YOUR TASK: Starting with the first line below, extract each line through the one that contains "greiv_warte = [0, 0, 0, 0, 0, 0, 1170, 705]", inclusive, excluding pictures.

DATA SHOWN:
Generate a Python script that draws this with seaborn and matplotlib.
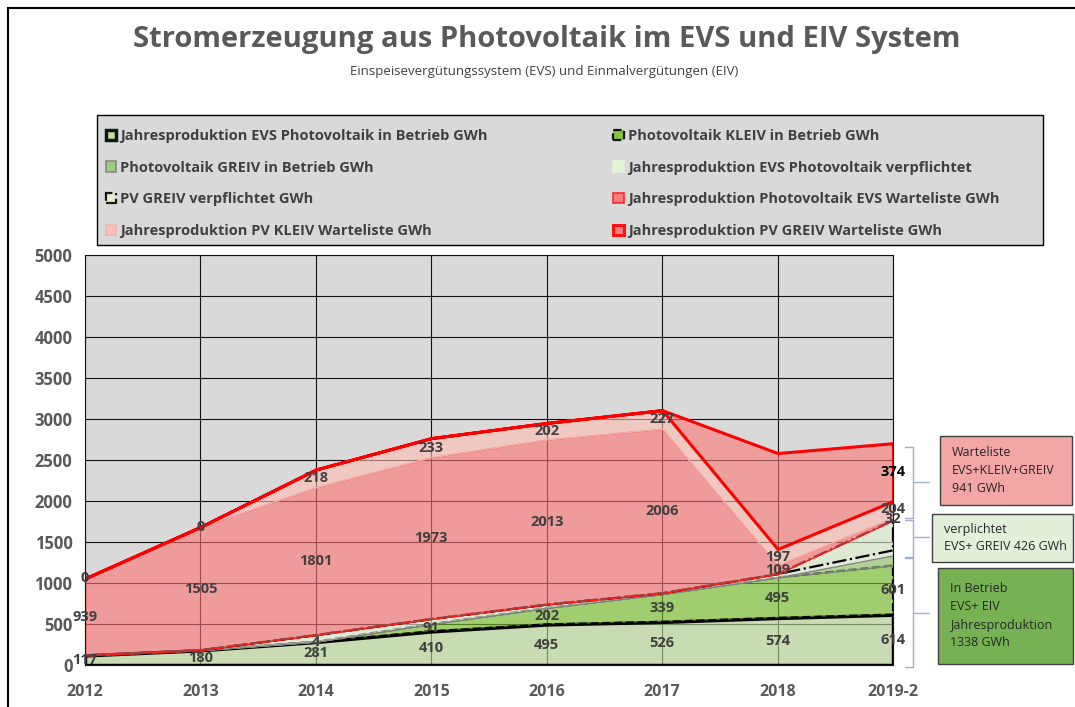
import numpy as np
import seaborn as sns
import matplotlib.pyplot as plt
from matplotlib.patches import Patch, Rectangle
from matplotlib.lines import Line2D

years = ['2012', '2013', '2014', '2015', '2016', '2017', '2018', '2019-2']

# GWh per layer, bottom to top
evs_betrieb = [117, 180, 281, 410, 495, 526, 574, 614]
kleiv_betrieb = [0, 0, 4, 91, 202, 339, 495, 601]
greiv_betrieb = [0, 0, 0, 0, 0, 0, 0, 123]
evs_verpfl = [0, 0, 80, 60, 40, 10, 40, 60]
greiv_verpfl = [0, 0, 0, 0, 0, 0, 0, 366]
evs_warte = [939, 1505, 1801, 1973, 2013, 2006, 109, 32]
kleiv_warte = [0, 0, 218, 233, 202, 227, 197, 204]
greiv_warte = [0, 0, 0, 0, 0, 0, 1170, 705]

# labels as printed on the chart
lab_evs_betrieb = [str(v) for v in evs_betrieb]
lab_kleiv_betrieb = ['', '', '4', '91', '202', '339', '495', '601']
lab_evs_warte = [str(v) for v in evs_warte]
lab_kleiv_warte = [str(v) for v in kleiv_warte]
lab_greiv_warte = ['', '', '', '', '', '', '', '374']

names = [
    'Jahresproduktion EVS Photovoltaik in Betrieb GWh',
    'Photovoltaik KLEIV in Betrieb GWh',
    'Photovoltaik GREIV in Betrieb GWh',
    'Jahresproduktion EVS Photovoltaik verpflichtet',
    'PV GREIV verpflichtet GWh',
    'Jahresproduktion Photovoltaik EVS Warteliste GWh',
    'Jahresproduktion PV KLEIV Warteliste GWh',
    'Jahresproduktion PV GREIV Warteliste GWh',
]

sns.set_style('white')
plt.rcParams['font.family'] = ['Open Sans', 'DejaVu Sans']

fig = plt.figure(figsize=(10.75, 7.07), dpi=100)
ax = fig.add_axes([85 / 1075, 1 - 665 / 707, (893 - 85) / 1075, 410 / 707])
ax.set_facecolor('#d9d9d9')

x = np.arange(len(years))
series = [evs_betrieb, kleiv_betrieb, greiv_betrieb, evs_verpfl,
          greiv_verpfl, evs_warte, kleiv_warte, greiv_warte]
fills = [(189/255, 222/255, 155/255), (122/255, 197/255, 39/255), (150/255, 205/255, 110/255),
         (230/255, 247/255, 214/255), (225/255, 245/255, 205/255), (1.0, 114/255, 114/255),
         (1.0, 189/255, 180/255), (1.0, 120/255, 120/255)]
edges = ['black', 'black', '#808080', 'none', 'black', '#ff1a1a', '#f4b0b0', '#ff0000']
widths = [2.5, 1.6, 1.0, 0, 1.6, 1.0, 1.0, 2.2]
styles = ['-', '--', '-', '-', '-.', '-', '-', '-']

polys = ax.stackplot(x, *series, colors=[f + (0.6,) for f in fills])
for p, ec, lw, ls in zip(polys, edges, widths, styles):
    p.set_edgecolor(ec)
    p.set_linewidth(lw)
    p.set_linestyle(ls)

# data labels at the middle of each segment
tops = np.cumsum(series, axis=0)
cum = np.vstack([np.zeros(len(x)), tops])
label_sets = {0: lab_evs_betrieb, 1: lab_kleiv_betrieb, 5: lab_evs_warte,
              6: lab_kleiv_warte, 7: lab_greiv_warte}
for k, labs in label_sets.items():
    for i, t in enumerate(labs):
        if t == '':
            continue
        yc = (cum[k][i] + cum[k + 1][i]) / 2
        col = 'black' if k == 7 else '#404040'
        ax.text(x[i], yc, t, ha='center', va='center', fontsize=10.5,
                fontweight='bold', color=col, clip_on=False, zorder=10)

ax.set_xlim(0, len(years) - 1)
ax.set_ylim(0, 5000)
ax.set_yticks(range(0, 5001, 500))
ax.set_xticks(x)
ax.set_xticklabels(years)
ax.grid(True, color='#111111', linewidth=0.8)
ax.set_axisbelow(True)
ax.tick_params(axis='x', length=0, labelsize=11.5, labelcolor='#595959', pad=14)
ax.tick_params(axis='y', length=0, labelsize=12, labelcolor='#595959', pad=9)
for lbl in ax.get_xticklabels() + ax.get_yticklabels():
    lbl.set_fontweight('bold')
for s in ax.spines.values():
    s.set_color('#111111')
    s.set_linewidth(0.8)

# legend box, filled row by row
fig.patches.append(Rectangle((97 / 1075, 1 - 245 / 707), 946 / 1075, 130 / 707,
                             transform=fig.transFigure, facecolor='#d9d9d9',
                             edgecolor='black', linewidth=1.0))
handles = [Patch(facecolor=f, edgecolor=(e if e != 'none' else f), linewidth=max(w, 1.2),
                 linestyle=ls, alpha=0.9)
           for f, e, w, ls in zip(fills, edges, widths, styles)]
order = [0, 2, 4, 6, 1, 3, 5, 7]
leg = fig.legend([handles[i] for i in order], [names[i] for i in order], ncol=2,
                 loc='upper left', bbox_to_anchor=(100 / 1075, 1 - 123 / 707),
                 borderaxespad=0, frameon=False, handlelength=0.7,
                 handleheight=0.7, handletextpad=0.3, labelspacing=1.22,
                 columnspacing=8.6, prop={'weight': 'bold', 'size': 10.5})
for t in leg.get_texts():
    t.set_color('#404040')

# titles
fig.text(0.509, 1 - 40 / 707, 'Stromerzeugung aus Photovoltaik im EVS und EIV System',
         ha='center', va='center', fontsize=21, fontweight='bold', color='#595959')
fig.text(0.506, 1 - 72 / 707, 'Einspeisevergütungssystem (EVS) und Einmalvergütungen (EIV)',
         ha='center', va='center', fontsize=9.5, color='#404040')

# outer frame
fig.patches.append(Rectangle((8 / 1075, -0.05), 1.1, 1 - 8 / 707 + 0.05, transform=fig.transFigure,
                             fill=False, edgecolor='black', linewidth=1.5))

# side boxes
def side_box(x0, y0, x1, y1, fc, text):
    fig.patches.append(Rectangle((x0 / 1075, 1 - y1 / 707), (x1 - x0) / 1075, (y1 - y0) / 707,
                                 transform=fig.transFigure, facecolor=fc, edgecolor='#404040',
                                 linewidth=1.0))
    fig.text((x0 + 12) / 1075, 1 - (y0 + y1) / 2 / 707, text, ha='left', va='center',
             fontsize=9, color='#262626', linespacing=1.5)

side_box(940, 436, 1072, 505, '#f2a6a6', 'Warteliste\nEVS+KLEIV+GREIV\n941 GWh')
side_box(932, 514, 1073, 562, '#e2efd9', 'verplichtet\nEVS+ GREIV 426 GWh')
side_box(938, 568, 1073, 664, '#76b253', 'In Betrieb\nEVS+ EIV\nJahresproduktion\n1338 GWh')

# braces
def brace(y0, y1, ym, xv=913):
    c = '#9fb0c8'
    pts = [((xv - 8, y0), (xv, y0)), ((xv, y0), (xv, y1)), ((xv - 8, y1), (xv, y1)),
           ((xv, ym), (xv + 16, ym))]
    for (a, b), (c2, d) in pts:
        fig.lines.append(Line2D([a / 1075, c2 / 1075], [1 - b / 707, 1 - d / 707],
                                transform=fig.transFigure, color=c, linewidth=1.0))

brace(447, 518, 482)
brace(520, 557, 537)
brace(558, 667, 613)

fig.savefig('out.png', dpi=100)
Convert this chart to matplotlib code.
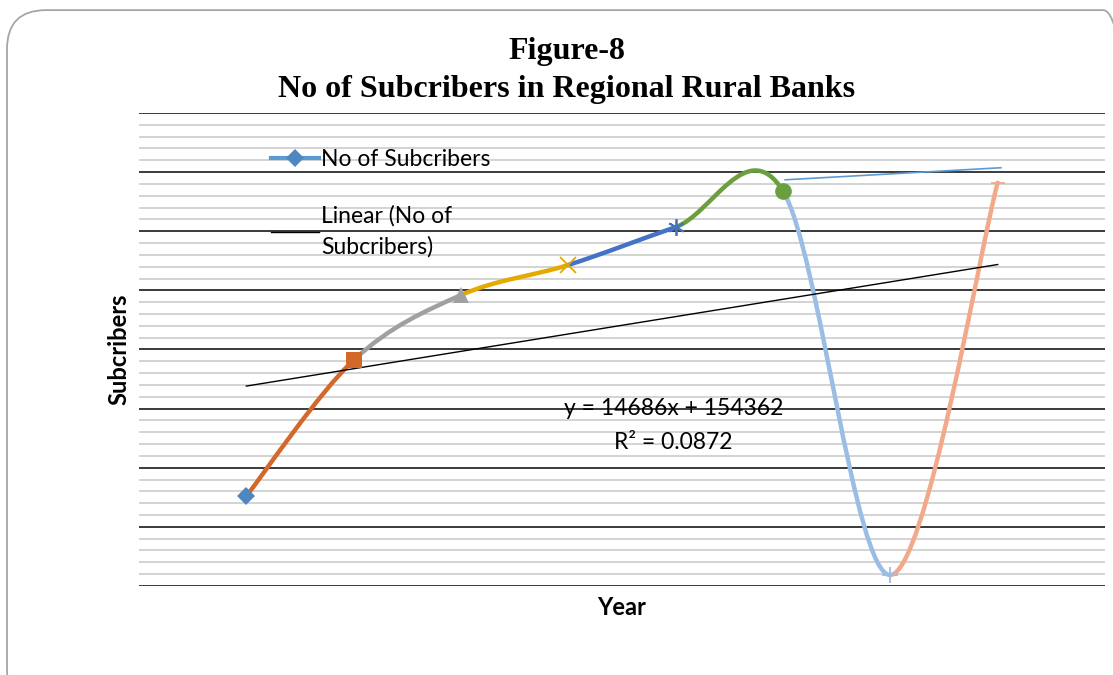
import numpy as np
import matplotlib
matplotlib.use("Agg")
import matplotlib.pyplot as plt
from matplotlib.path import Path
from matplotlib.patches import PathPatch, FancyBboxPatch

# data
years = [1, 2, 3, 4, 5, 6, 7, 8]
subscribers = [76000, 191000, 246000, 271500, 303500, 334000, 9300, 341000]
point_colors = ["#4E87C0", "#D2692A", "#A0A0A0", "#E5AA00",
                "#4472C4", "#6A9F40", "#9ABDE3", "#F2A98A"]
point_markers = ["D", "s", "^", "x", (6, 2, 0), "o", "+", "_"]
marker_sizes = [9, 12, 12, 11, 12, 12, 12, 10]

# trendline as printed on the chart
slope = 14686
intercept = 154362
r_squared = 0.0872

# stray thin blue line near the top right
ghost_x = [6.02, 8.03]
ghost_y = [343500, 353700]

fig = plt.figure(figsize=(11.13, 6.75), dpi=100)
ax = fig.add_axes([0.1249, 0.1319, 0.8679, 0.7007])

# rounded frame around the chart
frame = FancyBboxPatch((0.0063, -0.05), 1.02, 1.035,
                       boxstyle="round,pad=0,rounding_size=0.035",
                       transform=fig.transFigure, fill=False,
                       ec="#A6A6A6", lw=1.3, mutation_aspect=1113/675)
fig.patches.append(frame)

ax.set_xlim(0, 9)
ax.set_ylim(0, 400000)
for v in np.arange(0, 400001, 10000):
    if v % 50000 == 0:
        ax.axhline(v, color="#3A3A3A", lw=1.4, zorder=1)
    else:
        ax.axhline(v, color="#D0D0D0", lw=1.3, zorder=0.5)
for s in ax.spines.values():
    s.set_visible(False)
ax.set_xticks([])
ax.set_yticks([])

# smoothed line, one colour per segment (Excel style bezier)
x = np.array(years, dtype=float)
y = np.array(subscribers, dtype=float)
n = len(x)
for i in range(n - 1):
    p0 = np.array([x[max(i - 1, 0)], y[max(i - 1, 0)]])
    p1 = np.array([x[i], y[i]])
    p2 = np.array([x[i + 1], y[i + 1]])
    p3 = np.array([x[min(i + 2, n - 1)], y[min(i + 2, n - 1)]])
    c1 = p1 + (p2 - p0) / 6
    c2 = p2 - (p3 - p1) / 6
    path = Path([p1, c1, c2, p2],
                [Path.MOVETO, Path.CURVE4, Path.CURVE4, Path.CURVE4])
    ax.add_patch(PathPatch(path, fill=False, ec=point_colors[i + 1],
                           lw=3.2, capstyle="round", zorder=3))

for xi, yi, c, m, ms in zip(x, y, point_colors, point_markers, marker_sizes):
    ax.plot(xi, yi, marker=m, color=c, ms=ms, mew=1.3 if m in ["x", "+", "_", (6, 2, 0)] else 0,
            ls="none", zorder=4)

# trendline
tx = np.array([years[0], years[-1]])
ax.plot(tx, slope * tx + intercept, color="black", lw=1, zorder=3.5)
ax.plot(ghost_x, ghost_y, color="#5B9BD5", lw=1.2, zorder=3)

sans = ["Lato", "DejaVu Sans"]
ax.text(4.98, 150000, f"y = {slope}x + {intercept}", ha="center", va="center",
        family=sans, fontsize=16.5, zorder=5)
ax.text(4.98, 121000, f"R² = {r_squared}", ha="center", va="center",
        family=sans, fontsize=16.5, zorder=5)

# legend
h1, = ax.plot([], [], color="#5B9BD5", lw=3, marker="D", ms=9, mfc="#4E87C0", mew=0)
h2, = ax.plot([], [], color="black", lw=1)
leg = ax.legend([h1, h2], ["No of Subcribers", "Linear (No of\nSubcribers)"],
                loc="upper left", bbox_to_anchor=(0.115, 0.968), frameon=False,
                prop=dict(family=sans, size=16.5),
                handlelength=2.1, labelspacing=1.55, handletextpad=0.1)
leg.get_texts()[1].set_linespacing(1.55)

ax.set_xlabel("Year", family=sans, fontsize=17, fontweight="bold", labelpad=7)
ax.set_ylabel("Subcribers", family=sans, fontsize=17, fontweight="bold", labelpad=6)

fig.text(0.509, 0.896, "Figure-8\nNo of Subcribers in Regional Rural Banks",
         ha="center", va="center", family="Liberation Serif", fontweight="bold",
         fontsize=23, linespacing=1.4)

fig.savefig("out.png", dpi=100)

TASK OUTPUT:
Generate a Python script that draws this with seaborn and matplotlib.
import numpy as np
import seaborn as sns
import matplotlib.pyplot as plt
from matplotlib.patches import Patch, Rectangle
from matplotlib.lines import Line2D

years = ['2012', '2013', '2014', '2015', '2016', '2017', '2018', '2019-2']

# GWh per layer, bottom to top
evs_betrieb = [117, 180, 281, 410, 495, 526, 574, 614]
kleiv_betrieb = [0, 0, 4, 91, 202, 339, 495, 601]
greiv_betrieb = [0, 0, 0, 0, 0, 0, 0, 123]
evs_verpfl = [0, 0, 80, 60, 40, 10, 40, 60]
greiv_verpfl = [0, 0, 0, 0, 0, 0, 0, 366]
evs_warte = [939, 1505, 1801, 1973, 2013, 2006, 109, 32]
kleiv_warte = [0, 0, 218, 233, 202, 227, 197, 204]
greiv_warte = [0, 0, 0, 0, 0, 0, 1170, 705]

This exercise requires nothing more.